◆ Task details: Nothing but the lines from the top of the data to the line holding "from matplotlib.patches import Rectangle" should be printed, word for word and both ends included; leave the pictures out.

◆ Given material:
--- start ---
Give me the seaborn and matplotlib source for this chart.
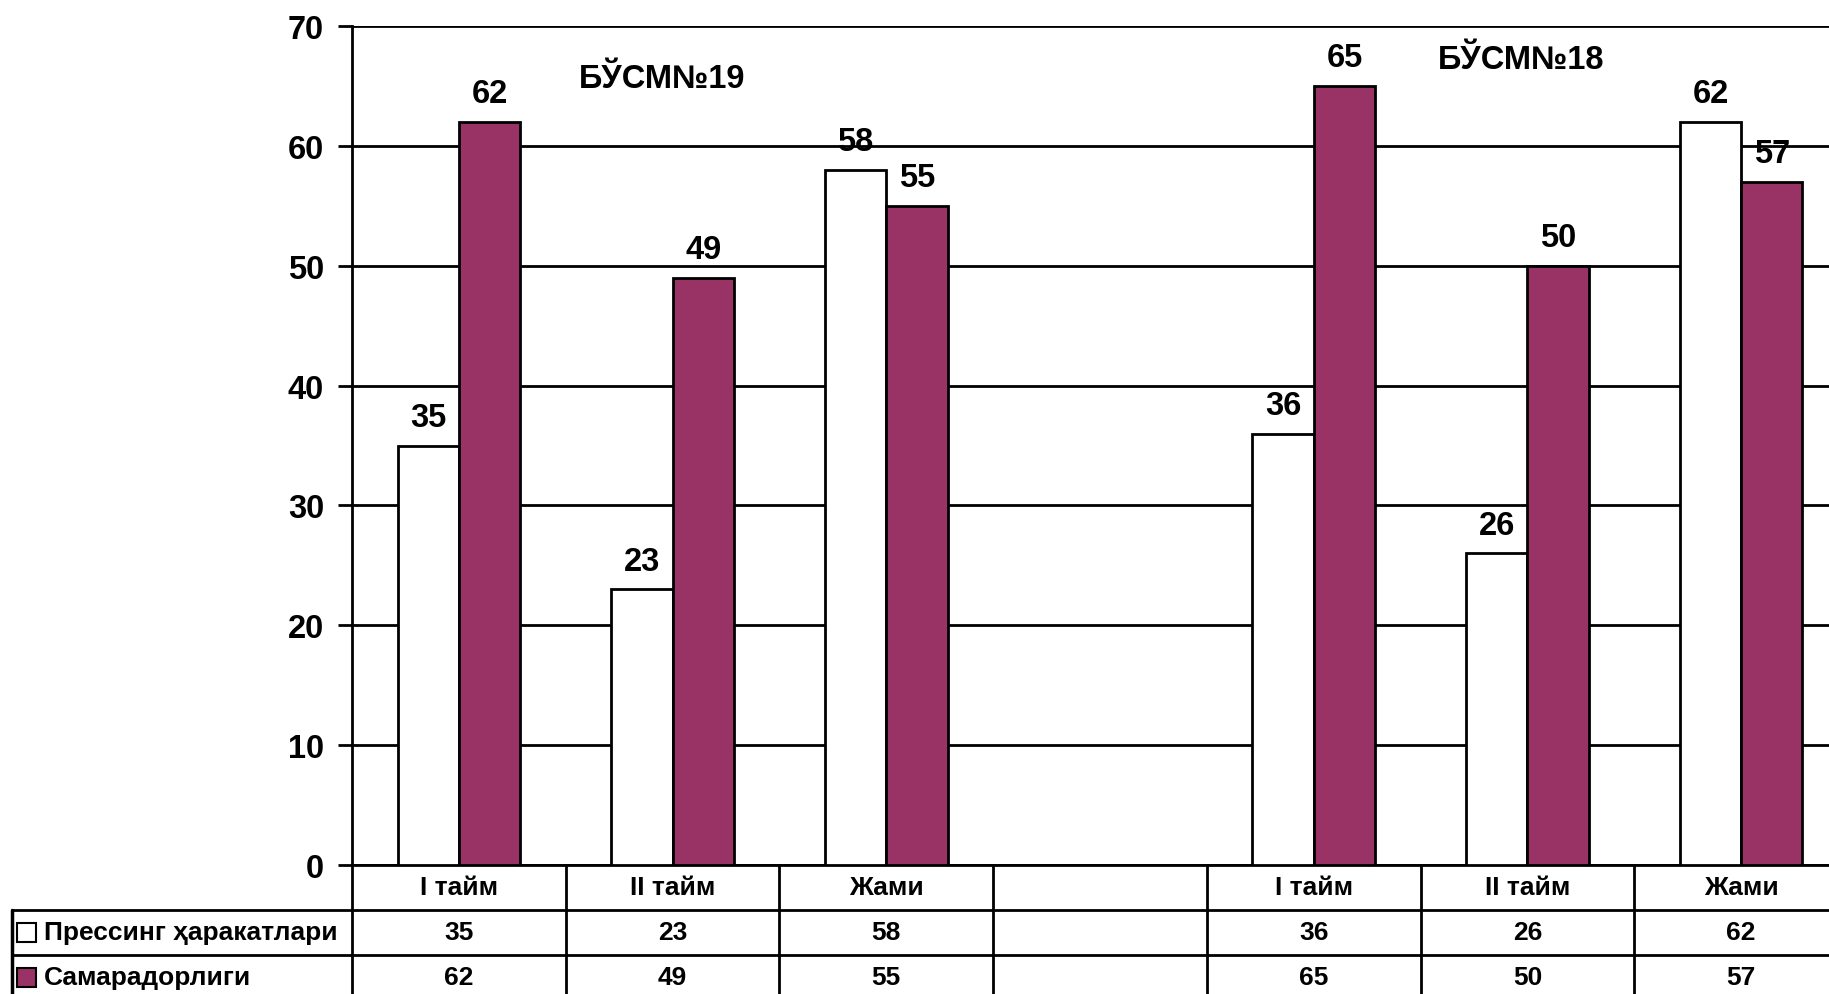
import pandas as pd
import numpy as np
import matplotlib.pyplot as plt
import seaborn as sns
from matplotlib.patches import Rectangle

sns.set_style("white")
plt.rcParams["font.family"] = ["Liberation Sans", "DejaVu Sans"]
plt.rcParams["font.weight"] = "bold"
plt.rcParams["text.color"] = "black"
plt.rcParams["ytick.color"] = "black"

# данные
slots = ["c0", "c1", "c2", "c3", "c4", "c5", "c6"]
slot_labels = ["I тайм", "II тайм", "Жами", "", "I тайм", "II тайм", "Жами"]
data_slots = ["c0", "c1", "c2", "c4", "c5", "c6"]
pressing = [35, 23, 58, 36, 26, 62]
efficiency = [62, 49, 55, 65, 50, 57]
series_names = ["Прессинг ҳаракатлари", "Самарадорлиги"]
team_labels = ["БЎСМ№19", "БЎСМ№18"]
team_x = [0.95, 4.97]
team_y = [65.6, 67.2]

PLUM = "#993366"

df = pd.DataFrame({
    "slot": data_slots * 2,
    "value": pressing + efficiency,
    "series": [series_names[0]] * len(pressing) + [series_names[1]] * len(efficiency),
})

W, H = 1829, 995
fig = plt.figure(figsize=(W / 100, H / 100), dpi=100)
ax = fig.add_axes([352 / W, 129 / H, 1496 / W, 839 / H])

sns.barplot(data=df, x="slot", y="value", hue="series", order=slots,
            hue_order=series_names, palette=["white", PLUM], width=0.574,
            edgecolor="black", linewidth=2, saturation=1, gap=0,
            legend=False, ax=ax, zorder=3)

for cont in ax.containers:
    ax.bar_label(cont, fmt="%.0f", padding=9, fontsize=23.5, fontweight="bold",
                 color="black")

ax.set_ylim(0, 70)
ax.set_xlim(-0.5, 6.5)
ax.set_yticks(range(0, 71, 10))
ax.yaxis.grid(True, color="black", linewidth=2)
ax.set_axisbelow(True)
ax.set_xticks([])
ax.set_xlabel("")
ax.set_ylabel("")
ax.tick_params(axis="y", labelsize=23.5, length=10, width=2, direction="out",
               left=True, pad=10, colors="black")
for lab in ax.get_yticklabels():
    lab.set_fontweight("bold")
for side in ["top", "right"]:
    ax.spines[side].set_visible(False)
for side in ["left", "bottom"]:
    ax.spines[side].set_linewidth(2)
    ax.spines[side].set_color("black")

for lbl, x, y in zip(team_labels, team_x, team_y):
    ax.text(x, y, lbl, ha="center", va="center", fontsize=23.5, fontweight="bold")

# таблица данных под графиком
tx = ax.get_xaxis_transform()
row_h = 45 / 839
left_col = (12 - 352) / 1496
bottom = -0.2
for k in range(len(slots) + 1):
    ax.plot([k - 0.5, k - 0.5], [0, bottom], color="black", lw=2,
            transform=tx, clip_on=False)
for r in (1, 2):
    ax.plot([left_col, 1.1], [-r * row_h, -r * row_h], color="black", lw=2,
            transform=ax.transAxes, clip_on=False)
ax.plot([left_col, left_col], [-row_h, bottom], color="black", lw=2.5,
        transform=ax.transAxes, clip_on=False)

for i, lbl in enumerate(slot_labels):
    ax.text(i, -0.5 * row_h, lbl, transform=tx, ha="center", va="center",
            fontsize=19, fontweight="bold")
for vals, r in ((pressing, 1.5), (efficiency, 2.5)):
    for s, v in zip(data_slots, vals):
        ax.text(slots.index(s), -r * row_h, str(v), transform=tx, ha="center",
                va="center", fontsize=19, fontweight="bold")

for name, color, r in ((series_names[0], "white", 1.5), (series_names[1], PLUM, 2.5)):
    sq = 19 / 1496
    sqh = 19 / 839
    ax.add_patch(Rectangle(((17 - 352) / 1496, -r * row_h - sqh / 2), sq, sqh,
                           facecolor=color, edgecolor="black", lw=1.5,
                           transform=ax.transAxes, clip_on=False))
    ax.text((44 - 352) / 1496, -r * row_h, name, transform=ax.transAxes,
            ha="left", va="center", fontsize=19, fontweight="bold")

fig.savefig("out.png", dpi=100)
--- end ---
◆ Solved exercise:
Give me the seaborn and matplotlib source for this chart.
import pandas as pd
import numpy as np
import matplotlib.pyplot as plt
import seaborn as sns
from matplotlib.patches import Rectangle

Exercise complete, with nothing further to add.